Attempts at Accounting (my titles are so tacky)

            I propose a moment of silence in thanks to the powers that be (Atkins would credit chaotic energy) that insects have not “hit on a plan for driving air through their tissues instead of letting it soak in,” and “become as large as lobsters” (Haldane, 57).  Phew.  As if earwigs are not awful enough already.  Imagine a rabbit-sized earwig.  Oh, the shivers.  Additionally, I am consoled at learning the irrationality of beast-sized insects too often portrayed in science-fiction films.  Like, that’s not even realistic, guys.
            A favorite challenge of mine is to consider Downs’ thoughts behind the article assignments.  Probably, he opens our class books at random and decides the topic the way a spontaneous preacher feeling “led by the Spirit” would.  Nope, they are way too purposeful for that.  Then again, if we adhere to Atkins’ argument, that all “order” is truly randomized chaos, my hypothesis may not be too off mark.  In any case, I appreciated the simultaneous compatibility and confliction the three articles presented.

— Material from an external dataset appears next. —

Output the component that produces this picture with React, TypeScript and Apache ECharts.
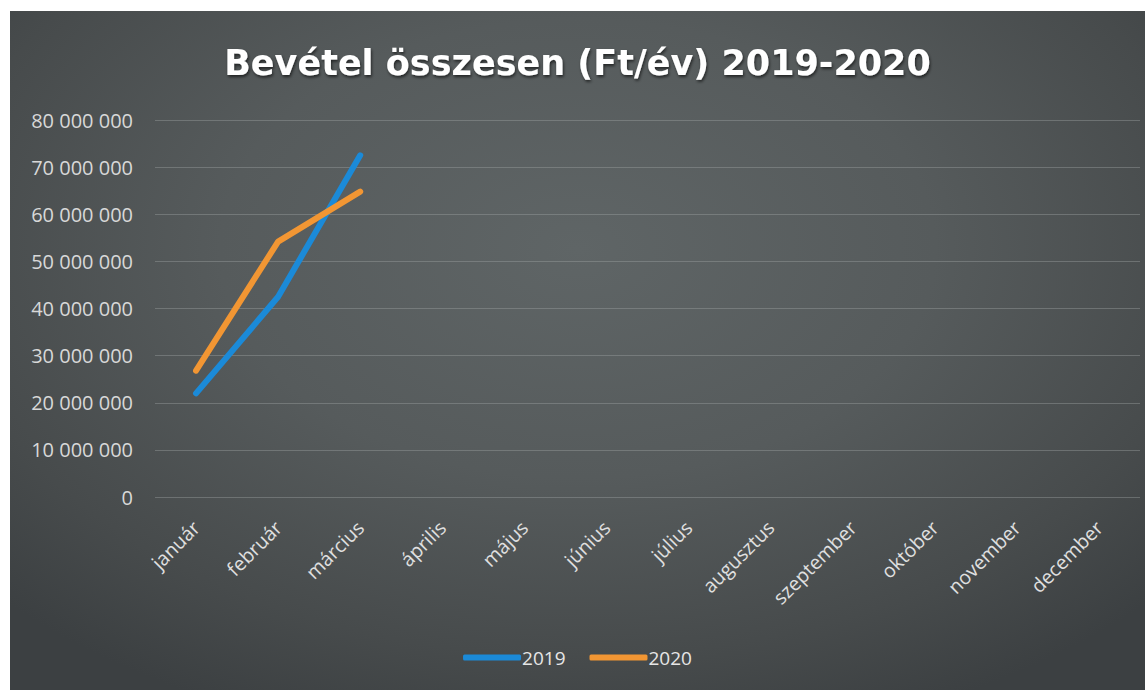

            All three explained natural phenomena using numbers.  I am tempted to leap into a discussion of the human need for reason and purpose, and the pervasiveness of this idea of “intelligent design.”  Atkins’ article seemed oddly ironic.  The content said, plainly: “what appears to us to be motive and purpose is in fact ultimately motiveless, purposeless decay” (Atkins, 13).  Yet the quality (dare I say purpose?) of his piece was, in fact, an explanation.  An explanation evoked by the truth that humans desire reason and purpose in life.  Why is it that humanity, compared to animals, has a need for a sense of purpose and order in life?  While Atkins may be able to argue that natural life is inherently chaotic and unorganized, he cannot go against the fact that his curiosity drove him to his research and writing.  One does not argue against something unless there is preexisting evidence or thought for it.  What precipitated or caused this desire?  Like I said before, I am tempted to explore these thoughts, but the length of a typical blog post falls short for the response needed to answer this question, if an answer can even be found.
Crichton and Socrates; never thought I'd put these two boys together.
            Instead, let’s discuss the quantitative nature of the pieces.  All three talk about vast ideas, nicely organized around the ideas of numbers.  Socrates argued that the human notion of numbers and quantities originated from the true number “forms:” perfect ideas or examples existing before humanity, and picked up by our souls as they traveled from the ethereal heavenly realms into our bodies.  While I cannot entirely agree with the great philosopher, I will not attempt to counteract his argument.  I have no idea why math is so inherent to the mind.  Michael Crichton, the great science-fiction writer, postulated in Sphere that were we to converse with intelligent life outside earth, math would likely be our common language, because it is found everywhere and is not dependent on ideologies or cultural mindsets.  It simply "is."  The forward to Atkins’ article contained a compelling quote: “When we have dealt with the values of the fundamental constants by seeing that they are unavoidably so, and have dismissed them as irrelevant, we shall have arrived at complete understanding” (Atkins, 12).  It seems careless to “dismiss” such vast concepts as “it’s just the way it is,” but it seems if research is to make any progress, it must do so.  Willful ignorance then, drives one of the greatest intellectual endeavors of mankind: science.  Puts an odd perspective on things.  My sister said this the other day: “Science describes reality, but it cannot define it.”  So perfectly put. 

            Well, this was going to be a style critique.  So much for that.